Konzo risk factors, determinants, and etiopathogenesis: Review and new perspectives

Abstract

Konzo is an upper motor neuron disease characterized by a sudden onset of symmetrical, non-progressive, and irreversible spastic paraparesis. This crippling disease mostly affects children from 2 years of age and childbearing women, causing permanent gait difficulties. It occurs only in food-deprived communities exposed to dietary cyanide from insufficiently processed toxic cassava (Manihot esculenta Crantz). Although protein malnutrition and dietary cyanide poisoning are undeniably identified as major risk factors of konzo, the relative importance of each of these two risk factors and the underlying mechanisms of konzo remain largely unknown. In this thesis, using a multi-disciplinary approach, we aimed at a better understanding of konzo risk factors, determinants, and etiopathogenesis.

The Democratic Republic of the Congo (DRC) holds the highest prevalence of konzo, with over a half of all reported cases documented in two provinces of the DRC: the former Bandundu Province, in the western part of the country, and South-Kivu province, in the eastern DRC. Strikingly, in South-Kivu, all konzo cases were recorded in Burhinyi and its immediate neighborhoods, while cassava constitutes the staple food for all inhabitants of this province, and cassava-derived cyanide poisoning was documented as a contributive factor to a high prevalence of endemic goiter in Idjwi, another rural area of South-Kivu since the 1970s, with no konzo case reported so far.

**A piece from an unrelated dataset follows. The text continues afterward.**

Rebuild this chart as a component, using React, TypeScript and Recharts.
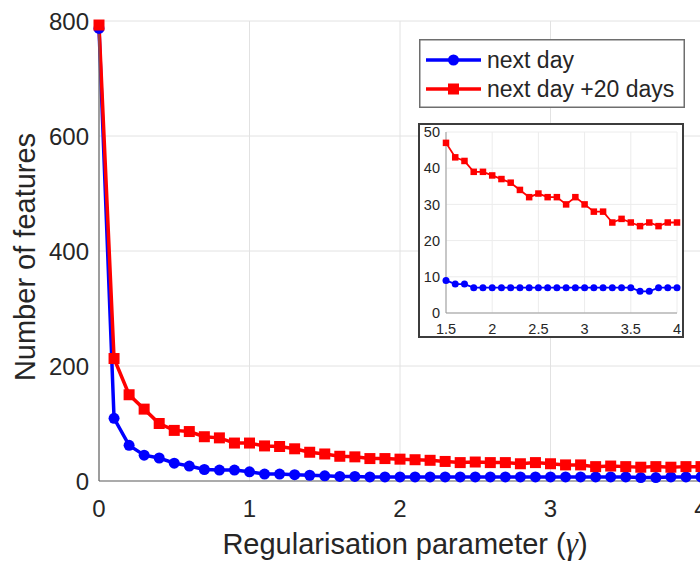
import React from 'react';
import { LineChart, Line, XAxis, YAxis, CartesianGrid, Legend } from 'recharts';

// ---- data ----
const gammaValues = [
  0, 0.1, 0.2, 0.3, 0.4, 0.5, 0.6, 0.7, 0.8, 0.9,
  1.0, 1.1, 1.2, 1.3, 1.4, 1.5, 1.6, 1.7, 1.8, 1.9,
  2.0, 2.1, 2.2, 2.3, 2.4, 2.5, 2.6, 2.7, 2.8, 2.9,
  3.0, 3.1, 3.2, 3.3, 3.4, 3.5, 3.6, 3.7, 3.8, 3.9, 4.0,
];
const nextDayValues = [
  787, 109, 62, 45, 40, 31, 26, 20, 19, 19,
  16, 12, 12, 11, 10, 9, 8, 8, 7, 7,
  7, 7, 7, 7, 7, 7, 7, 7, 7, 7,
  7, 7, 7, 7, 7, 7, 6, 6, 7, 7, 7,
];
const nextDay20Values = [
  793, 213, 150, 125, 100, 88, 86, 77, 75, 66,
  66, 61, 60, 56, 50, 47, 43, 42, 39, 39,
  38, 37, 36, 34, 32, 33, 32, 32, 30, 32,
  30, 28, 28, 25, 26, 25, 24, 25, 24, 25, 25,
];
const seriesNames = ['next day', 'next day +20 days'];
const seriesColors = ['#0000ff', '#ff0000'];
const mainXTicks = [0, 1, 2, 3, 4];
const mainYTicks = [0, 200, 400, 600, 800];
const insetStart = 1.5;
const insetXTicks = [1.5, 2, 2.5, 3, 3.5, 4];
const insetYTicks = [0, 10, 20, 30, 40, 50];
const xAxisTitle = 'Regularisation parameter (';
const yAxisTitle = 'Number of features';

const mainData = gammaValues.map((x, i) => ({
  x,
  nextDay: nextDayValues[i],
  nextDay20: nextDay20Values[i],
}));
const insetData = mainData.filter((d) => d.x >= insetStart - 1e-9);

const FONT = '"Liberation Sans", Arial, Helvetica, sans-serif';
const TEXT = '#262626';

const makeSquare = (size: number, color: string) => (props: any) => {
  const { cx, cy, index } = props;
  if (cx == null || cy == null) return <g key={`sq-${index}`} />;
  return (
    <rect
      key={`sq-${index}`}
      x={cx - size / 2}
      y={cy - size / 2}
      width={size}
      height={size}
      fill={color}
    />
  );
};

const XTitle = (props: any) => {
  const vb = props.viewBox || {};
  const cx = vb.x + vb.width / 2 + 5;
  return (
    <text x={cx} y={554} textAnchor="middle" fill={TEXT} fontSize={29} fontFamily={FONT}>
      {xAxisTitle}
      <tspan fontFamily='"Liberation Serif", "Times New Roman", serif' fontStyle="italic" fontSize={31}>γ</tspan>
      )
    </text>
  );
};

const YTitle = (props: any) => {
  const vb = props.viewBox || {};
  const cy = vb.y + vb.height / 2 + 6;
  const x = 35;
  return (
    <text
      x={x}
      y={cy}
      transform={`rotate(-90, ${x}, ${cy})`}
      textAnchor="middle"
      fill={TEXT}
      fontSize={29}
      fontFamily={FONT}
    >
      {yAxisTitle}
    </text>
  );
};

const LegendBox = (props: any) => {
  const payload = props.payload || [];
  return (
    <svg width={266} height={69} style={{ display: 'block' }}>
      <rect x={0.75} y={0.75} width={264.5} height={67.5} fill="#fff" stroke="#6e6e6e" strokeWidth={1.5} />
      {payload.map((entry: any, i: number) => {
        const cy = 21 + i * 29;
        const color = entry.color;
        return (
          <g key={entry.value}>
            <line x1={7} x2={62} y1={cy} y2={cy} stroke={color} strokeWidth={3.5} />
            {i === 0 ? (
              <circle cx={34.5} cy={cy} r={5.5} fill={color} />
            ) : (
              <rect x={29} y={cy - 5.5} width={11} height={11} fill={color} />
            )}
            <text x={68} y={cy + 8} fill={TEXT} fontSize={23} fontFamily={FONT}>
              {entry.value}
            </text>
          </g>
        );
      })}
    </svg>
  );
};

export default function App() {
  return (
    <div
      style={{
        position: 'fixed',
        left: 0,
        top: 0,
        width: 700,
        height: 561,
        overflow: 'hidden',
        background: '#fff',
      }}
    >
      <LineChart
        width={720}
        height={561}
        data={mainData}
        margin={{ top: 21, right: 19, bottom: 0, left: 0 }}
      >
        <CartesianGrid stroke="#e2e2e2" />
        <XAxis
          dataKey="x"
          type="number"
          domain={[0, 4]}
          ticks={mainXTicks}
          height={80}
          tickSize={0}
          tickMargin={19}
          axisLine={{ stroke: '#666', strokeWidth: 1.2 }}
          tick={{ fill: TEXT, fontSize: 24, fontFamily: FONT }}
          label={{ content: XTitle }}
        />
        <YAxis
          type="number"
          domain={[0, 800]}
          ticks={mainYTicks}
          width={99}
          tickSize={0}
          tickMargin={10}
          axisLine={{ stroke: '#666', strokeWidth: 1.2 }}
          tick={{ fill: TEXT, fontSize: 24, fontFamily: FONT }}
          label={{ content: YTitle }}
        />
        <Line
          dataKey="nextDay"
          name={seriesNames[0]}
          stroke={seriesColors[0]}
          strokeWidth={3.5}
          dot={{ r: 5.5, fill: seriesColors[0], stroke: seriesColors[0], strokeWidth: 0 }}
          isAnimationActive={false}
        />
        <Line
          dataKey="nextDay20"
          name={seriesNames[1]}
          stroke={seriesColors[1]}
          strokeWidth={3.5}
          dot={makeSquare(11, seriesColors[1])}
          isAnimationActive={false}
        />
        <Legend
          layout="vertical"
          align="center"
          verticalAlign="middle"
          content={LegendBox}
          wrapperStyle={{ position: 'absolute', left: 419, top: 39, width: 266, height: 69 }}
        />
      </LineChart>

      <div
        style={{
          position: 'absolute',
          left: 418,
          top: 123,
          width: 266,
          height: 215,
          background: '#fff',
        }}
      >
        <LineChart
          width={266}
          height={215}
          data={insetData}
          margin={{ top: 9, right: 7, bottom: 0, left: 0 }}
        >
          <CartesianGrid stroke="#ececec" />
          <XAxis
            dataKey="x"
            type="number"
            domain={[1.5, 4]}
            ticks={insetXTicks}
            height={25}
            tickSize={0}
            tickMargin={11}
            axisLine={{ stroke: '#999' }}
            tick={{ fill: TEXT, fontSize: 14.5, fontFamily: FONT }}
          />
          <YAxis
            type="number"
            domain={[0, 50]}
            ticks={insetYTicks}
            width={28}
            tickSize={0}
            tickMargin={6}
            axisLine={{ stroke: '#999' }}
            tick={{ fill: TEXT, fontSize: 14.5, fontFamily: FONT }}
          />
          <Line
            dataKey="nextDay"
            name={seriesNames[0]}
            stroke={seriesColors[0]}
            strokeWidth={1.8}
            dot={{ r: 3.5, fill: seriesColors[0], stroke: seriesColors[0], strokeWidth: 0 }}
            isAnimationActive={false}
          />
          <Line
            dataKey="nextDay20"
            name={seriesNames[1]}
            stroke={seriesColors[1]}
            strokeWidth={1.8}
            dot={makeSquare(6.5, seriesColors[1])}
            isAnimationActive={false}
          />
        </LineChart>
        <div
          style={{
            position: 'absolute',
            inset: 0,
            border: '2px solid #3c3c3c',
            boxSizing: 'border-box',
            pointerEvents: 'none',
          }}
        />
      </div>
    </div>
  );
}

By comparing data on nutritional status and level of cyanide poisoning of subjects from the two areas of South-Kivu (Burhinyi and Idjwi), our findings showed a similar profile of healthy subjects from Burhinyi and those from Idjwi, with a low prevalence of wasting (3.3% and 6.5%, respectively), intermediate prevalence of stunting (26.7% and 23.9%, respectively) and a high prevalence of dietary cassava-derived cyanide poisoning (50.0% and 63.0%, respectively). As well, konzo patients (from Burhinyi) had a high prevalence cyanide poisoning (81.8%) but, unlike healthy subjects from both areas, had also a high prevalence of both wasting (54.5%) and stunting (72.7%). Thus, a compromised nutritional status was the only factor differentiating konzo patients from healthy individuals exposed to cyanide poisoning. This further suggests that, besides the known role of cyanide poisoning in the pathogenesis of konzo, protein malnutrition may be a key factor for the disease occurrence.

In addition, our results showed a seasonal variation in the two above-mentioned konzo risk factors, with acute nutritional deterioration in Burhinyi and higher cyanide intoxication both in Burhinyi and in Idjwi during the dry season. Investigations on local cassava varieties showed high cyanide content in fresh cassava roots both of bitter and sweet taste, but the usual processing methods (maintained during the raining season) proved to be effective enough to reduce cyanide content in cassava roots till safe cyanide levels (< 10 ppm) in obtained flour. In the dry season, however, the cyanide content in cassava flour significantly increased, following a shortening of cassava-processing. Skipping heap-fermentation during cassava processing, as well as a preferential consumption of bitter cassava roots, were the two factors independently associated with very high urinary thiocyanate levels (witnessing a high cyanide poisoning) in participants from Idjwi and Burhinyi during the dry season. Thus, restoring the traditional processing methods (in particular a sufficiently long heap-fermentation) should ensure safe consumption of cassava.

Finally, in vitro investigations on the neurotoxic effects of the two major cyanide metabolites (namely cyanate and thiocyanate) confirmed the neurotoxicity of cyanate in two neuron-like cell lines (mouse Neuro-2A neuroblastoma cell line and human SH-SY5Y neuroblastoma cell line) as it induced a drastic drop in cell viability from relatively low concentrations (0.3 mM in Neuro-2A and 3 mM in SH-SY5Y), contrary to thiocyanate which required to reach extremely high concentrations (30 mM), well above physiologically encountered magnitudes, to induce a modest cell death in cell lines. Cyanate neurotoxicity would act simultaneously on several mechanisms, including apoptosis related to caspases (3, 8, and 9), oxidative stress, and excitotoxicity (through AMPA and NMDA receptors activation, probably following a presynaptic release of glutamate).

In conclusion, the occurrence of konzo is likely a consequence of the interplay between several factors. An acute worsening of the nutritional status appears to be a key risk factor, favoring an impairment of cyanide detoxification process in subject undergoing high cassava-related cyanide poisoning, leading to an unusual excessive production of minor metabolite (especially cyanate) which, in fine, are responsible for an upper motor neuron damage through various mechanisms (including apoptosis, oxidative stress, and excitotoxicity). Geo-environmental, cultural, and behavioral factors, as well as other factors of individual susceptibility (not yet fully identified) seems to also play a role in the appearance of konzo, although their exact contribution still needs to be elucidated.